Are there any specific types of companies that VARs should target for e-discovery solutions?
Lyons:
While each industry poses unique challenges, all types of companies — regardless of vertical market, size, location, etc. — are subject to litigation and must have the ability to respond to e-discovery requests. Just as VARs need to understand how companies differ by industry, size, and employee strength, they need to understand that many issues related to e-discovery are common.

Thornton: VARs should focus on the highly regulated, highly litigious markets where electronic record admissibility is most important. We see three market segments in particular where e-discovery requirements are growing: manufacturing, life sciences, and financial services.
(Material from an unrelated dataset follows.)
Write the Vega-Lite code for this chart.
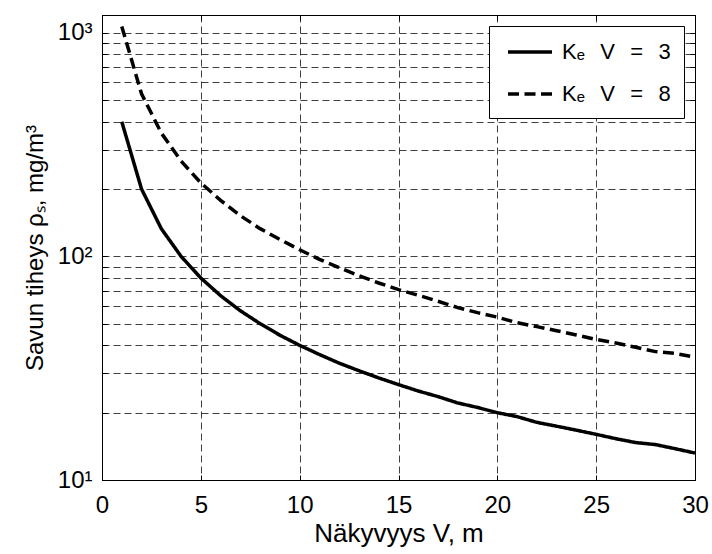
{
  "$schema": "https://vega.github.io/schema/vega-lite/v6.json",
  "width": 593,
  "height": 465,
  "autosize": "none",
  "padding": {"left": 102, "top": 15, "right": 17, "bottom": 74},
  "background": "white",
  "config": {
    "font": "Liberation Sans",
    "view": {"stroke": "black", "strokeWidth": 1},
    "axis": {
      "labelColor": "black",
      "titleColor": "black",
      "tickColor": "black",
      "domainColor": "black",
      "gridColor": "black",
      "gridOpacity": 0.75,
      "gridWidth": 1,
      "gridDash": [7, 4],
      "labelFontSize": 24,
      "titleFontWeight": "normal",
      "tickSize": -5,
      "labelFlush": false
    }
  },
  "data": {
    "values": [
      {"V": 1, "rho": 400, "series": "Kₑ V = 3"},
      {"V": 2, "rho": 200, "series": "Kₑ V = 3"},
      {"V": 3, "rho": 133, "series": "Kₑ V = 3"},
      {"V": 4, "rho": 100, "series": "Kₑ V = 3"},
      {"V": 5, "rho": 80, "series": "Kₑ V = 3"},
      {"V": 6, "rho": 66.7, "series": "Kₑ V = 3"},
      {"V": 7, "rho": 57.1, "series": "Kₑ V = 3"},
      {"V": 8, "rho": 50, "series": "Kₑ V = 3"},
      {"V": 9, "rho": 44.4, "series": "Kₑ V = 3"},
      {"V": 10, "rho": 40, "series": "Kₑ V = 3"},
      {"V": 11, "rho": 36.4, "series": "Kₑ V = 3"},
      {"V": 12, "rho": 33.3, "series": "Kₑ V = 3"},
      {"V": 13, "rho": 30.8, "series": "Kₑ V = 3"},
      {"V": 14, "rho": 28.6, "series": "Kₑ V = 3"},
      {"V": 15, "rho": 26.7, "series": "Kₑ V = 3"},
      {"V": 16, "rho": 25, "series": "Kₑ V = 3"},
      {"V": 17, "rho": 23.6, "series": "Kₑ V = 3"},
      {"V": 18, "rho": 22.1, "series": "Kₑ V = 3"},
      {"V": 19, "rho": 21.1, "series": "Kₑ V = 3"},
      {"V": 20, "rho": 20, "series": "Kₑ V = 3"},
      {"V": 21, "rho": 19.2, "series": "Kₑ V = 3"},
      {"V": 22, "rho": 18.1, "series": "Kₑ V = 3"},
      {"V": 23, "rho": 17.4, "series": "Kₑ V = 3"},
      {"V": 24, "rho": 16.7, "series": "Kₑ V = 3"},
      {"V": 25, "rho": 16, "series": "Kₑ V = 3"},
      {"V": 26, "rho": 15.3, "series": "Kₑ V = 3"},
      {"V": 27, "rho": 14.7, "series": "Kₑ V = 3"},
      {"V": 28, "rho": 14.4, "series": "Kₑ V = 3"},
      {"V": 29, "rho": 13.8, "series": "Kₑ V = 3"},
      {"V": 30, "rho": 13.2, "series": "Kₑ V = 3"},
      {"V": 1, "rho": 1067, "series": "Kₑ V = 8"},
      {"V": 2, "rho": 533, "series": "Kₑ V = 8"},
      {"V": 3, "rho": 356, "series": "Kₑ V = 8"},
      {"V": 4, "rho": 267, "series": "Kₑ V = 8"},
      {"V": 5, "rho": 213, "series": "Kₑ V = 8"},
      {"V": 6, "rho": 178, "series": "Kₑ V = 8"},
      {"V": 7, "rho": 152, "series": "Kₑ V = 8"},
      {"V": 8, "rho": 133, "series": "Kₑ V = 8"},
      {"V": 9, "rho": 119, "series": "Kₑ V = 8"},
      {"V": 10, "rho": 107, "series": "Kₑ V = 8"},
      {"V": 11, "rho": 97, "series": "Kₑ V = 8"},
      {"V": 12, "rho": 89, "series": "Kₑ V = 8"},
      {"V": 13, "rho": 82, "series": "Kₑ V = 8"},
      {"V": 14, "rho": 76, "series": "Kₑ V = 8"},
      {"V": 15, "rho": 71, "series": "Kₑ V = 8"},
      {"V": 16, "rho": 67, "series": "Kₑ V = 8"},
      {"V": 17, "rho": 63, "series": "Kₑ V = 8"},
      {"V": 18, "rho": 59, "series": "Kₑ V = 8"},
      {"V": 19, "rho": 56, "series": "Kₑ V = 8"},
      {"V": 20, "rho": 53.5, "series": "Kₑ V = 8"},
      {"V": 21, "rho": 50.5, "series": "Kₑ V = 8"},
      {"V": 22, "rho": 48.5, "series": "Kₑ V = 8"},
      {"V": 23, "rho": 46.5, "series": "Kₑ V = 8"},
      {"V": 24, "rho": 44.5, "series": "Kₑ V = 8"},
      {"V": 25, "rho": 42.5, "series": "Kₑ V = 8"},
      {"V": 26, "rho": 41, "series": "Kₑ V = 8"},
      {"V": 27, "rho": 39.2, "series": "Kₑ V = 8"},
      {"V": 28, "rho": 37.5, "series": "Kₑ V = 8"},
      {"V": 29, "rho": 36.8, "series": "Kₑ V = 8"},
      {"V": 30, "rho": 35.4, "series": "Kₑ V = 8"}
    ]
  },
  "layer": [
    {
      "mark": {"type": "line", "color": "black", "strokeWidth": 3.5, "strokeCap": "butt", "clip": true},
      "encoding": {
        "x": {
          "field": "V",
          "type": "quantitative",
          "scale": {"domain": [0, 30], "nice": false},
          "axis": {
            "values": [0, 5, 10, 15, 20, 25, 30],
            "title": "Näkyvyys V, m",
            "titleFontSize": 26,
            "grid": true,
            "labelPadding": 18,
            "titlePadding": 3
          }
        },
        "y": {
          "field": "rho",
          "type": "quantitative",
          "scale": {"type": "log", "domain": [10, 1200], "nice": false},
          "axis": {
            "values": [10, 20, 30, 40, 50, 60, 70, 80, 90, 100, 200, 300, 400, 500, 600, 700, 800, 900, 1000],
            "labelExpr": "datum.value == 10 ? '10¹' : datum.value == 100 ? '10²' : datum.value == 1000 ? '10³' : ''",
            "title": "Savun tiheys ρₛ, mg/m³",
            "titleFontSize": 24,
            "grid": true,
            "labelPadding": 15,
            "titlePadding": 10
          }
        },
        "strokeDash": {
          "field": "series",
          "type": "nominal",
          "scale": {"domain": ["Kₑ V = 3", "Kₑ V = 8"], "range": [[1, 0], [11, 5.5]]},
          "legend": {
            "orient": "top-right",
            "offset": 11,
            "title": null,
            "strokeColor": "black",
            "fillColor": "white",
            "padding": 13,
            "symbolType": "M-2,0H2",
            "symbolSize": 484,
            "symbolOffset": 15,
            "symbolStrokeWidth": 3.5,
            "symbolStrokeColor": "black",
            "labelFontSize": 22,
            "labelColor": "black",
            "labelOffset": 19,
            "rowPadding": 18,
            "labelExpr": "replace(datum.label, regexp(' ', 'g'), '\u2002\u2009') + '\u2003\u2002'"
          }
        }
      }
    },
    {
      "mark": {"type": "line", "opacity": 0},
      "encoding": {
        "x": {
          "field": "V",
          "type": "quantitative",
          "axis": {"orient": "top", "values": [0, 5, 10, 15, 20, 25, 30], "labels": false, "title": null, "grid": false}
        },
        "y": {
          "field": "rho",
          "type": "quantitative",
          "axis": {
            "orient": "right",
            "values": [10, 20, 30, 40, 50, 60, 70, 80, 90, 100, 200, 300, 400, 500, 600, 700, 800, 900, 1000],
            "labels": false,
            "title": null,
            "grid": false
          }
        },
        "detail": {"field": "series", "type": "nominal"}
      }
    }
  ],
  "resolve": {"axis": {"x": "independent", "y": "independent"}}
}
In the areas of manufacturing and life sciences, intellectual property (IP) litigation is driving a considerable amount of e-discovery where IP ownership and idea date of creation are often challenged. In financial services, we see an increasing need to prove integrity of an electronic record throughout its chain of custody, whether it is a brokered transaction, an electronic contract, or an electronically processed claim.

What kinds of objections should VARs expect to encounter from end users when pitching e-discovery solutions?
Lyons: Stand-alone and outsourcing EED companies are often finding themselves out of favor, because they can't always meet the strict requirements of timeliness.  What companies need to do most is be proactive and archive data as soon as it's identified as a corporate record. This line of reasoning makes it an easy and more compelling case to pitch (and adopt) the solution.

Thornton: In many instances, enterprise customers view e-discovery solutions as a reactive requirement. That is, they typically buy when they enter into a litigation hold. For the most part, companies view e-discovery as a solution or service they would need if and when they enter into litigation.